Others described the temporary garbage drop-off sites as a gray area.

DC 33 workers picketing the Port Richmond convenience center said Monday that using any of the 61 temporary garbage drop-off sites also undermined the strike, but union leadership has not made any official public statements on the matter.

Spirited debates took place on social media, with many union supporters arguing that the use of temporary drop-off sites weakened DC 33’s strongest form of leverage in negotiations. People offering to scoop up bags for small fees also quickly came under fire.

On Reddit, one user asked residents not to use the temporary sites because of the strain they placed on neighbors next to the dumpsters.

One user said using the sites “is just handling the nuisance issue.”

“Scabbing would be hiring someone to pick up your trash and bring it to the dump sites,” the user wrote.

The mounting stacks of garbage were soon slapped with the moniker “Parker piles.”

The debate spilled out in real life at 50th and Locust Streets, where residents stepped over “don’t be a scab,” written in pink and blue chalk, to add their trash to the overfilled dumpster that sat across from a set of rowhouses. The same anti-scab message appeared in white on the side of a dumpster, as well as some insults directed at the mayor.

“This is not crossing the picket line — the picket line ain’t here,” said Roland Clayton, 77, after dropping a couple of loads.

Robert Rathmann, 58, backed his navy blue pickup truck close to the dumpster and chucked a few bags inside, standing in its bed. He even took a bag from an older woman as she walked up and tossed it in for her. Rathmann said he didn’t see it as crossing a line either, just doing what is necessary.

“I think it’s doing your part to keep the city streets clean during a bad time,” he said.

At Broad Street and Snyder Avenue in South Philadelphia, an intersection that already struggles with excessive littering and occasional illegal dumping, Hillary, who said she did not want to give her last name and be the face of the “confused contingent,” was aware of the debate and felt the drop-off sites fell in a gray zone.

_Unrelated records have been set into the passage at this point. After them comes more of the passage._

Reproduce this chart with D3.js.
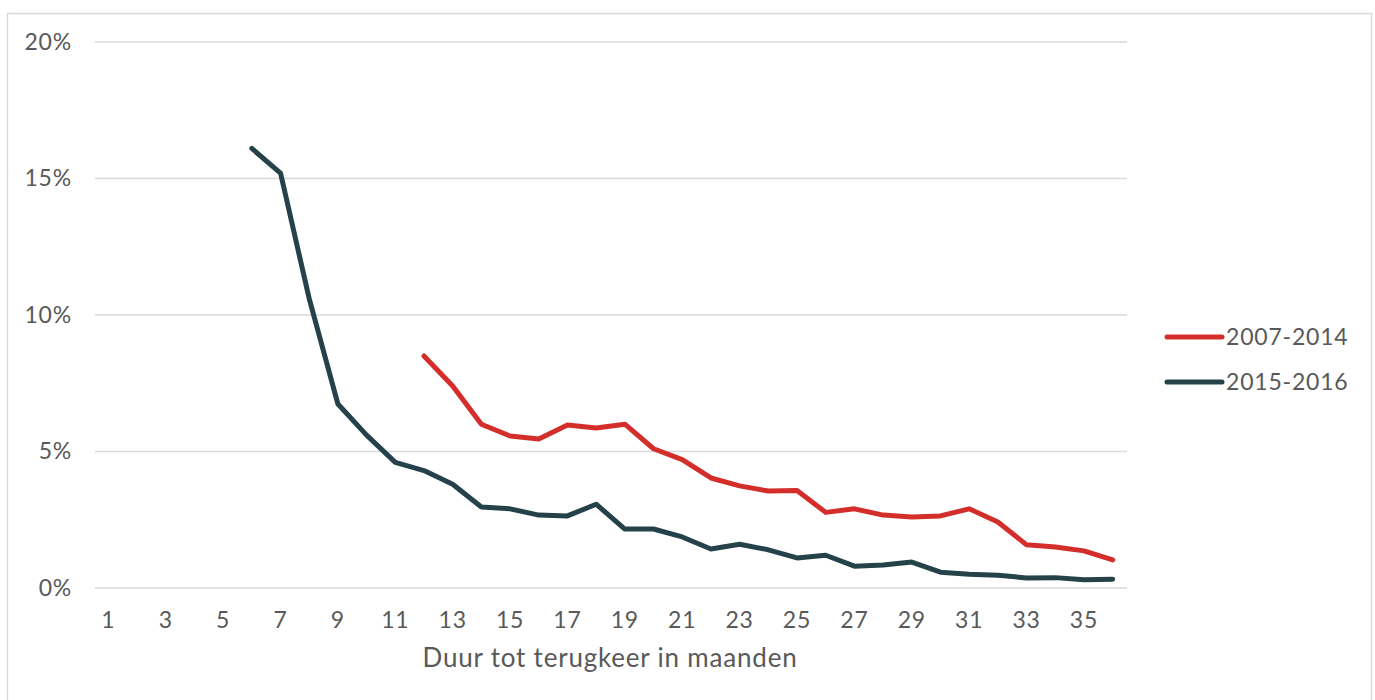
<!DOCTYPE html>
<html>
<head>
<meta charset="utf-8">
<script src="https://cdn.jsdelivr.net/npm/d3@7"></script>
<style>
  body { margin: 0; background: #fff; }
  text { font-family: Lato, "Open Sans", sans-serif; fill: #595959; }
</style>
</head>
<body>
<svg width="1375" height="700"></svg>
<script>
// months 1..36
let months = d3.range(1, 37);

// share returning per month, in %; null = no value
let series2007 = [null, null, null, null, null, null, null, null, null, null, null,
  8.5, 7.4, 6.0, 5.57, 5.46, 5.97, 5.86, 6.0, 5.1, 4.7, 4.03, 3.74, 3.55, 3.57,
  2.77, 2.9, 2.67, 2.6, 2.64, 2.9, 2.42, 1.58, 1.5, 1.36, 1.03];

let series2015 = [null, null, null, null, null,
  16.1, 15.2, 10.6, 6.74, 5.6, 4.6, 4.3, 3.8, 2.97, 2.9, 2.67, 2.64, 3.07, 2.16,
  2.16, 1.87, 1.43, 1.6, 1.4, 1.1, 1.2, 0.8, 0.84, 0.95, 0.58, 0.5, 0.47, 0.37,
  0.38, 0.3, 0.32];

let yTicks = [0, 5, 10, 15, 20];
let seriesNames = ["2007-2014", "2015-2016"];
let seriesColors = ["#d42e2b", "#25424a"];

let svg = d3.select("svg");

// outer frame
svg.append("rect")
  .attr("x", 7.5).attr("y", 13.5)
  .attr("width", 1364).attr("height", 700)
  .attr("fill", "none")
  .attr("stroke", "#d9d9d9")
  .attr("stroke-width", 1.5);

let plotLeft = 94, plotRight = 1127, plotTop = 42, plotBottom = 588;

let xScale = d3.scaleBand()
  .domain(months)
  .range([plotLeft, plotRight]);

let yScale = d3.scaleLinear()
  .domain([0, 20])
  .range([plotBottom, plotTop]);

// gridlines
svg.append("g")
  .selectAll("line")
  .data(yTicks)
  .enter()
  .append("line")
  .attr("x1", 95).attr("x2", 1127)
  .attr("y1", d => yScale(d)).attr("y2", d => yScale(d))
  .attr("stroke", "#d9d9d9")
  .attr("stroke-width", 1.5);

// y axis labels
let yAxis = d3.axisLeft(yScale)
  .tickValues(yTicks)
  .tickFormat(d => d + "%")
  .tickSize(0)
  .tickPadding(0);

svg.append("g")
  .attr("transform", "translate(72,0)")
  .call(yAxis)
  .call(g => g.select(".domain").remove())
  .selectAll("text")
  .attr("font-size", 23)
  .attr("letter-spacing", 0.8)
  .style("font-family", "Lato, sans-serif")
  .attr("fill", "#595959");

// x axis labels
let xAxis = d3.axisBottom(xScale)
  .tickValues(months.filter(m => m % 2 === 1))
  .tickSize(0)
  .tickPadding(0);

svg.append("g")
  .attr("transform", "translate(0,612)")
  .call(xAxis)
  .call(g => g.select(".domain").remove())
  .selectAll("text")
  .attr("font-size", 23)
  .attr("letter-spacing", 0.8)
  .style("font-family", "Lato, sans-serif")
  .attr("fill", "#595959");

svg.append("text")
  .attr("x", 610)
  .attr("y", 667)
  .attr("text-anchor", "middle")
  .attr("font-size", 26)
  .attr("letter-spacing", 0.8)
  .text("Duur tot terugkeer in maanden");

let line = d3.line()
  .defined(d => d.v !== null)
  .x(d => xScale(d.m) + xScale.bandwidth() / 2)
  .y(d => yScale(d.v));

[series2007, series2015].forEach((s, i) => {
  let pts = months.map((m, j) => ({ m: m, v: s[j] }));
  svg.append("path")
    .datum(pts)
    .attr("d", line)
    .attr("fill", "none")
    .attr("stroke", seriesColors[i])
    .attr("stroke-width", 5)
    .attr("stroke-linecap", "round")
    .attr("stroke-linejoin", "round");
});

// legend
let legend = svg.append("g")
  .selectAll("g")
  .data(seriesNames)
  .enter()
  .append("g")
  .attr("transform", (d, i) => "translate(1167," + (337 + i * 45) + ")");

legend.append("line")
  .attr("x1", 0).attr("x2", 55)
  .attr("stroke", (d, i) => seriesColors[i])
  .attr("stroke-width", 5)
  .attr("stroke-linecap", "round");

legend.append("text")
  .attr("x", 59)
  .attr("y", 8)
  .attr("font-size", 23)
  .attr("letter-spacing", 0.8)
  .text(d => d);
</script>
</body>
</html>
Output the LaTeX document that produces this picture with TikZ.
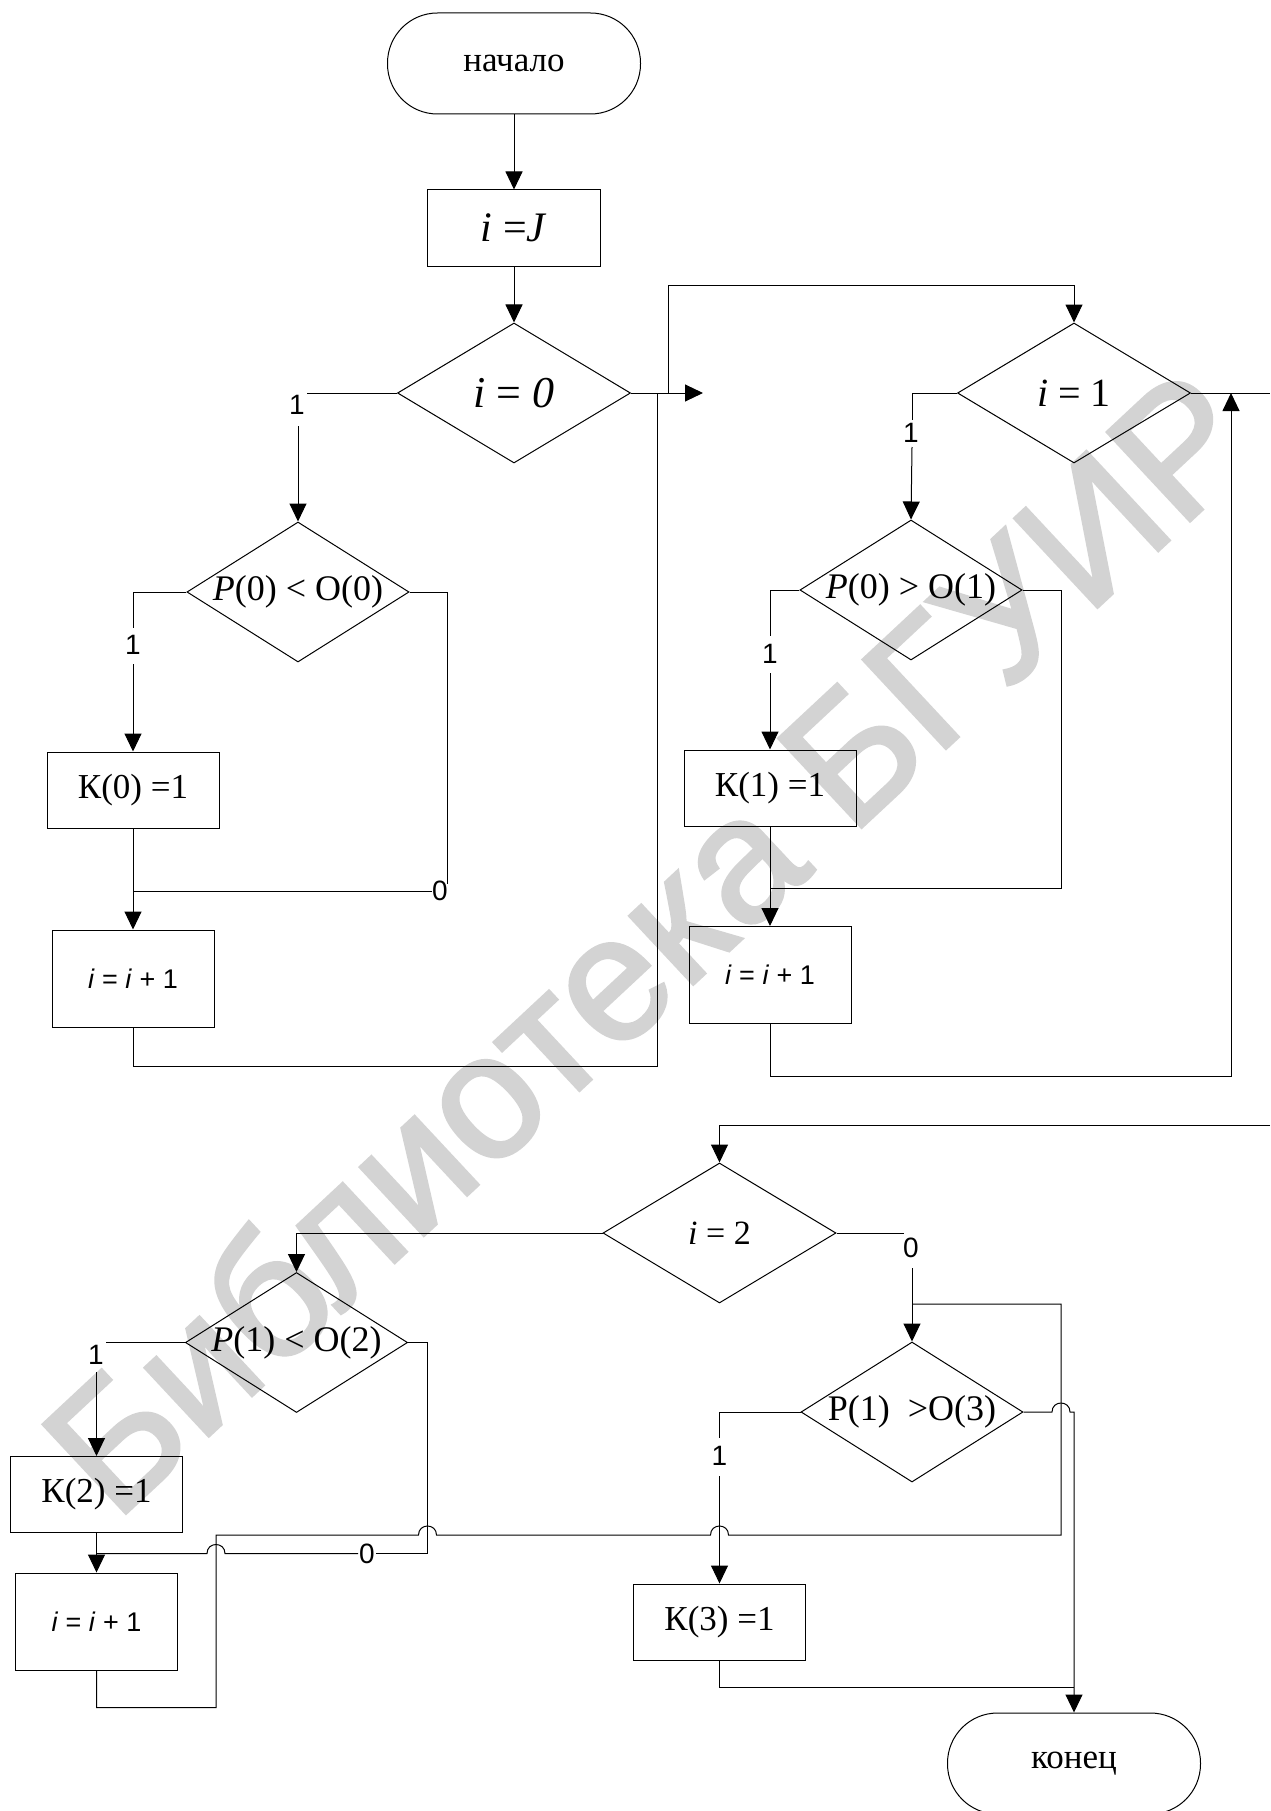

“We recognize that inconvenience is part of a strike and we support DC 33, but we already have issues with rodents,” she said, indicating the dozens of bags of smelly trash lining the block. “This is definitely still sending a message.”

Despite the city’s efforts to swap out full containers with empty ones multiple times a day, some drop-off sites were much busier than others, causing traffic bottlenecks and trash overflow that bled onto sidewalks.

Across social media, residents from across the city posted photos of drop-off sites where the bags lined the block. Even recently emptied dumpsters, like the two on the 15th Street and Moyamensing Avenue side of South Philly’s Marconi Plaza and the one by Murphy Recreation Center, wafted strong odors on a balmy Wednesday.

Ad hoc drop-off sites were also quickly forming on busy commercial streets, even as the mayor asked people to use the designated sites and not put out their garbage on sidewalks.

Crystal Jacobs Shipman, the commissioner of the Philadelphia Department of Sanitation, said the vendors who are swapping out dumpsters are separate from those picking up the rows of bags piling up on sidewalks. Parker, who referred to herself at a Wednesday news conference as a pro-labor mayor, did not specify who was collecting the trash when asked on Wednesday.

She said the city is “employing the supports of as many people” as possible to address the crisis.

Meer Robinson, 33, brought his two bags of trash on his grocery cart and was equally supportive of the strike, saying he didn’t “see the issue” with the workers’ demands because they were doing the jobs no one in City Hall is willing to do.

“But if they don’t want us to use these things, they should be clear and specific,” said Robinson of the temporary trash sites.